La troisième composante s’attarde sur la forme et le rôle de l’État. La forme, c’est savoir si le pays va être composé d’États ou de régions différentes qui disposent de leurs propres prérogatives comme c’est le cas aux États-Unis ou en Belgique. C’est ce qu’on appelle un État fédéral. Si le pays ne dispose pas de différentes régions ou si la Constitution ne leur octroie aucun pouvoir ou autonomie, il s’agira alors d’un État unitaire comme c’est le cas en France ou au Royaume-Uni.
Le rôle de l’État quant à lui concerne les sujets dans lesquels celui-ci est compétent, comme l’économie, l’énergie ou les transports. S’il assure une sécurité sociale ou non, ou encore s’il respecte la prédominance du droit sur la politique, ce qu’on appelle le fameux État de droit.
Enfin, la dernière composante concerne la légitimité sur laquelle l’État s’appuie pour gouverner.
Légitimer son régime
Qu ’on soit une dictature ou une démocratie, on ne peut pas gouverner uniquement par la force. Ça peut fonctionner un temps, mais arrive un moment où les peuples n’en peuvent plus et se révoltent. Il faut donc que le pouvoir s’appuie sur des bases solides pour durer sur le long terme (Max Weber, « Économie et Société », 1921).
Ainsi, les régimes autoritaires auront plus tendance à utiliser une légitimité traditionnelle, se basant sur les coutumes, les traditions immémoriales, le fait que leur autorité aurait toujours existée, qu’on a toujours fait comme ça et qu’il n’y a donc pas de raison de changer. Cette légitimité fut présente dans de nombreux régimes monarchiques dans l’Histoire, que ce soit avec la France à l’époque ou encore aujourd’hui avec l’Arabie saoudite ou dans une certaine mesure la monarchie britannique qui dure depuis plus de 4 siècle malgré les réformes.
Une autre légitimité est celle que l’on appelle « charismatique » et qui se repose sur les capacités d’un leader, légitimant son autorité par le fait qu’il soit exceptionnel et que le peuple doit être entièrement dévoué à sa cause.
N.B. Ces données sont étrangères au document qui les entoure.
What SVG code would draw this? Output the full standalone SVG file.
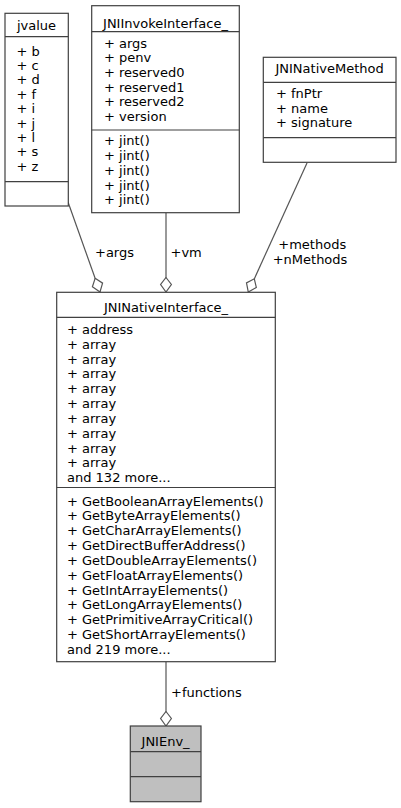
<svg xmlns="http://www.w3.org/2000/svg" width="401" height="808" viewBox="0 0 401 808">
<style>
text{font-family:"DejaVu Sans","Liberation Sans",sans-serif;font-size:13px;fill:#000}
.c{text-anchor:middle}
.box{fill:#fff;stroke:#404040;stroke-width:1.2}
.gray{fill:#bfbfbf}
.sep{stroke:#404040;stroke-width:1.2}
.edge{fill:none;stroke:#555;stroke-width:1.2}
</style>
<defs>
<marker id="odia" markerUnits="userSpaceOnUse" markerWidth="18" markerHeight="14" refX="15" refY="6" orient="auto" viewBox="0 0 18 12">
<path d="M0.5,6 L7.5,0.6 L15,6 L7.5,11.4 Z" fill="#fff" stroke="#555" stroke-width="1.2"/>
</marker>
</defs>
<rect width="401" height="808" fill="#fff"/>
<g id="edges">
<path class="edge" d="M68,202 L100,292" marker-end="url(#odia)"/>
<path class="edge" d="M166,213 L166,292" marker-end="url(#odia)"/>
<path class="edge" d="M307,163 L248.3,292" marker-end="url(#odia)"/>
<path class="edge" d="M166,662 L166,726" marker-end="url(#odia)"/>
<text x="95" y="256.5">+args</text>
<text x="170.5" y="256.5">+vm</text>
<text x="278.3" y="248.8">+methods</text>
<text x="272.7" y="264.2">+nMethods</text>
<text x="171" y="696.5">+functions</text>
</g>
<g id="jvalue">
<rect class="box" x="5" y="13.3" width="63.3" height="192.7"/>
<line class="sep" x1="5" y1="36.7" x2="68.3" y2="36.7"/>
<line class="sep" x1="5" y1="181.7" x2="68.3" y2="181.7"/>
<text class="c" x="36.5" y="29.5">jvalue</text>
<text x="16.5" y="55.5">+ b</text>
<text x="16.5" y="69.9">+ c</text>
<text x="16.5" y="84.3">+ d</text>
<text x="16.5" y="98.7">+ f</text>
<text x="16.5" y="113.1">+ i</text>
<text x="16.5" y="127.5">+ j</text>
<text x="16.5" y="141.9">+ l</text>
<text x="16.5" y="156.3">+ s</text>
<text x="16.5" y="170.7">+ z</text>
</g>
<g id="JNIInvokeInterface_">
<rect class="box" x="91.7" y="5.7" width="147.6" height="207"/>
<line class="sep" x1="91.7" y1="31.7" x2="239.3" y2="31.7"/>
<line class="sep" x1="91.7" y1="130" x2="239.3" y2="130"/>
<text class="c" x="165.5" y="27.5">JNIInvokeInterface_</text>
<text x="104" y="47.5">+ args</text>
<text x="104" y="62.2">+ penv</text>
<text x="104" y="76.9">+ reserved0</text>
<text x="104" y="91.6">+ reserved1</text>
<text x="104" y="106.3">+ reserved2</text>
<text x="104" y="121">+ version</text>
<text x="104" y="145.2">+ jint()</text>
<text x="104" y="160">+ jint()</text>
<text x="104" y="174.8">+ jint()</text>
<text x="104" y="189.6">+ jint()</text>
<text x="104" y="204.4">+ jint()</text>
</g>
<g id="JNINativeMethod">
<rect class="box" x="263.3" y="57.3" width="132.7" height="105"/>
<line class="sep" x1="263.3" y1="82.3" x2="396" y2="82.3"/>
<line class="sep" x1="263.3" y1="137.7" x2="396" y2="137.7"/>
<text class="c" x="329.6" y="72.8">JNINativeMethod</text>
<text x="276" y="97.8">+ fnPtr</text>
<text x="276" y="112.8">+ name</text>
<text x="276" y="127.2">+ signature</text>
</g>
<g id="JNINativeInterface_">
<rect class="box" x="56.7" y="292.3" width="218.6" height="369.4"/>
<line class="sep" x1="56.7" y1="317.3" x2="275.3" y2="317.3"/>
<line class="sep" x1="56.7" y1="487.5" x2="275.3" y2="487.5"/>
<text class="c" x="166" y="312">JNINativeInterface_</text>
<text x="67" y="333.8">+ address</text>
<text x="67" y="348.6">+ array</text>
<text x="67" y="363.5">+ array</text>
<text x="67" y="378.3">+ array</text>
<text x="67" y="393.2">+ array</text>
<text x="67" y="408">+ array</text>
<text x="67" y="422.8">+ array</text>
<text x="67" y="437.7">+ array</text>
<text x="67" y="452.5">+ array</text>
<text x="67" y="467.4">+ array</text>
<text x="67" y="482.2">and 132 more...</text>
<text x="67" y="505.5">+ GetBooleanArrayElements()</text>
<text x="67" y="520.3">+ GetByteArrayElements()</text>
<text x="67" y="535.2">+ GetCharArrayElements()</text>
<text x="67" y="550">+ GetDirectBufferAddress()</text>
<text x="67" y="564.8">+ GetDoubleArrayElements()</text>
<text x="67" y="579.7">+ GetFloatArrayElements()</text>
<text x="67" y="594.5">+ GetIntArrayElements()</text>
<text x="67" y="609.3">+ GetLongArrayElements()</text>
<text x="67" y="624.1">+ GetPrimitiveArrayCritical()</text>
<text x="67" y="639">+ GetShortArrayElements()</text>
<text x="67" y="653.8">and 219 more...</text>
</g>
<g id="JNIEnv_">
<rect class="box gray" x="130.3" y="726" width="70.7" height="75.7"/>
<line class="sep" x1="130.3" y1="751.7" x2="201" y2="751.7"/>
<line class="sep" x1="130.3" y1="776.7" x2="201" y2="776.7"/>
<text class="c" x="165.6" y="746.2">JNIEnv_</text>
</g>
</svg>
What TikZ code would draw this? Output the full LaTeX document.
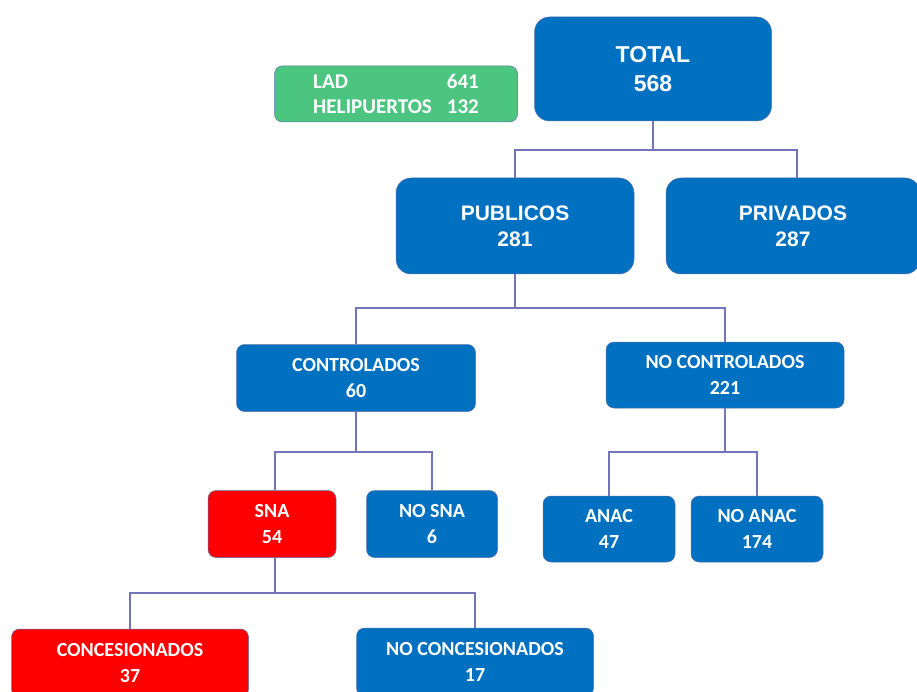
\documentclass[tikz,border=0pt]{standalone}
\usepackage{fontspec}
\setmainfont{Carlito}
\newfontfamily\arialfont{Liberation Sans}
\definecolor{boxblue}{HTML}{0070C0}
\definecolor{boxred}{HTML}{FF0000}
\definecolor{boxgreen}{HTML}{4CC580}
\definecolor{boxedge}{HTML}{5A6FA8}
\definecolor{linkcol}{HTML}{7474B8}
\begin{document}
\begin{tikzpicture}[x=1pt,y=-1pt,
  box/.style={rectangle, rounded corners=8pt, fill=boxblue, draw=boxedge, line width=0.5pt,
    text=white, align=center, inner sep=0pt,
    font=\bfseries\fontsize{20}{26}\selectfont},
  redbox/.style={box, fill=boxred},
  bigbox/.style={box, rounded corners=15pt, font=\arialfont\bfseries\fontsize{21}{26}\selectfont},
  link/.style={draw=linkcol, line width=1.2pt}]
\useasboundingbox (0,0) rectangle (917,692);
\clip (0,0) rectangle (917,692);

\node[bigbox, minimum width=237pt, minimum height=104pt, font=\arialfont\bfseries\fontsize{23}{29}\selectfont] (total) at (653,69) {TOTAL\\568};
\node[box, fill=boxgreen, minimum width=243pt, minimum height=56pt] (lad) at (396,94) {};
\node[text=white, inner sep=0pt, font=\bfseries\fontsize{21}{25}\selectfont] (ladtext) at (396,96)
  {\begin{tabular}{@{}l@{\hspace{15pt}}r@{}}LAD & 641\\[0pt] HELIPUERTOS & 132\end{tabular}};

\node[bigbox, minimum width=238pt, minimum height=96pt] (pub) at (515,226) {PUBLICOS\\281};
\node[bigbox, minimum width=254pt, minimum height=96pt] (priv) at (793,226) {PRIVADOS\\287};

\node[box, minimum width=239pt, minimum height=67pt] (ctrl) at (356,378) {CONTROLADOS\\60};
\node[box, minimum width=238pt, minimum height=66pt] (nctrl) at (725,375) {NO CONTROLADOS\\221};

\node[redbox, minimum width=128pt, minimum height=67pt] (sna) at (272,524) {SNA\\54};
\node[box, minimum width=131pt, minimum height=67pt] (nsna) at (432,524) {NO SNA\\6};
\node[box, minimum width=132pt, minimum height=66pt] (anac) at (609,529) {ANAC\\47};
\node[box, minimum width=132pt, minimum height=66pt] (nanac) at (757,529) {NO ANAC\\174};

\node[redbox, minimum width=237pt, minimum height=68pt] (conc) at (130,663) {CONCESIONADOS\\37};
\node[box, minimum width=237pt, minimum height=68pt] (nconc) at (475,662) {NO CONCESIONADOS\\17};

\coordinate (j1) at (653,150);
\coordinate (j2) at (515,308);
\coordinate (j3) at (356,452);
\coordinate (j4) at (725,452);
\coordinate (j5) at (275,593);

\draw[link] (total.south) -- (j1);
\draw[link] (j1) -| (pub.north);
\draw[link] (j1) -| ([xshift=4pt]priv.north);
\draw[link] (pub.south) -- (j2);
\draw[link] (j2) -| (ctrl.north);
\draw[link] (j2) -| (nctrl.north);
\draw[link] (ctrl.south) -- (j3);
\draw[link] (j3) -| ([xshift=3pt]sna.north);
\draw[link] (j3) -| (nsna.north);
\draw[link] (nctrl.south) -- (j4);
\draw[link] (j4) -| (anac.north);
\draw[link] (j4) -| (nanac.north);
\draw[link] ([xshift=3pt]sna.south) -- (j5);
\draw[link] (j5) -| (conc.north);
\draw[link] (j5) -| (nconc.north);
\end{tikzpicture}
\end{document}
On retrouve cette méthode dans certains régimes autoritaires ou plus particulièrement dans les régimes totalitaires avec Adolf Hitler qui se présentait comme le Führer, le Guide de son peuple, et encore aujourd’hui avec Kim Jong-Un en Corée du Nord. L’important avec cette légitimité charismatique n’est pas forcément que les capacités hors du commun du Leader soient réelles (même si c’est plus efficace), mais simplement que les gouvernés y croient.
Enfin la dernière légitimité se base sur la loi et le droit, on est légitime, car on a gagné des élections ou parce que notre fonction est garantie par la Constitution. C’est ce qu’on appelle la légitimité légale-rationnelle qui est davantage utilisée dans les pays démocratiques.
Les régimes n’utilisent pas exclusivement une seule légitimité, non ils s’appuient sur plusieurs d’entre elles, même s’il y en a souvent une qui prédomine. L’exemple de Napoléon Ier est assez parlant ici. Il fondait sa légitimité sur l’aspect charismatique, en mettant en avant son talent militaire avec les nombreuses victoires qu’il a remportées ainsi que sur ses capacités à gérer et à réorganiser la France. L’acceptation par le Peuple français de son titre d’Empereur et de l’hérédité de celui-ci par plébiscite entérine sa légitimité légal-rationnelle ; et le caractère monarchique avec toute une série de symboles similaire à la royauté française assoit la légitimité de Napoléon dans la tradition.
Et ce sont donc tous ces types de légitimités ainsi que les autres éléments que nous avons abordés qui, en fonction de la façon dont ils seront organisés, donneront un régime politique particulier. Si on opte pour certains choix, on obtiendra une République autocratique communiste alors que si on choisit d’autres composantes, on aura une Monarchie parlementaire fédérale.
BIBLIOGRAPHIE
DE WAELE Jean-Michel & Co., « Les démocraties européennes », Éditions Armand Colin, 2015, Paris.
DELWIT Pascal, « Introduction à la science politique », Éditions de l’Université Libre de Bruxelles, 2ème édition revue et augmentée, 2015, Bruxelles.
HEYMANN-DOAT Arlette, « Les régimes politiques », Éditions La Découverte, 1998, Paris.
QUERMONNE Jean-Louis, « Les régimes politiques occidentaux », Éditions Points (5e édition), 2006, France.
SIAROFF Alan, « Comparing political regimes », University of Toronto Press, 2013, Toronto.
WEBER Max, « Économie et Société », 1921, (Disponible en ligne).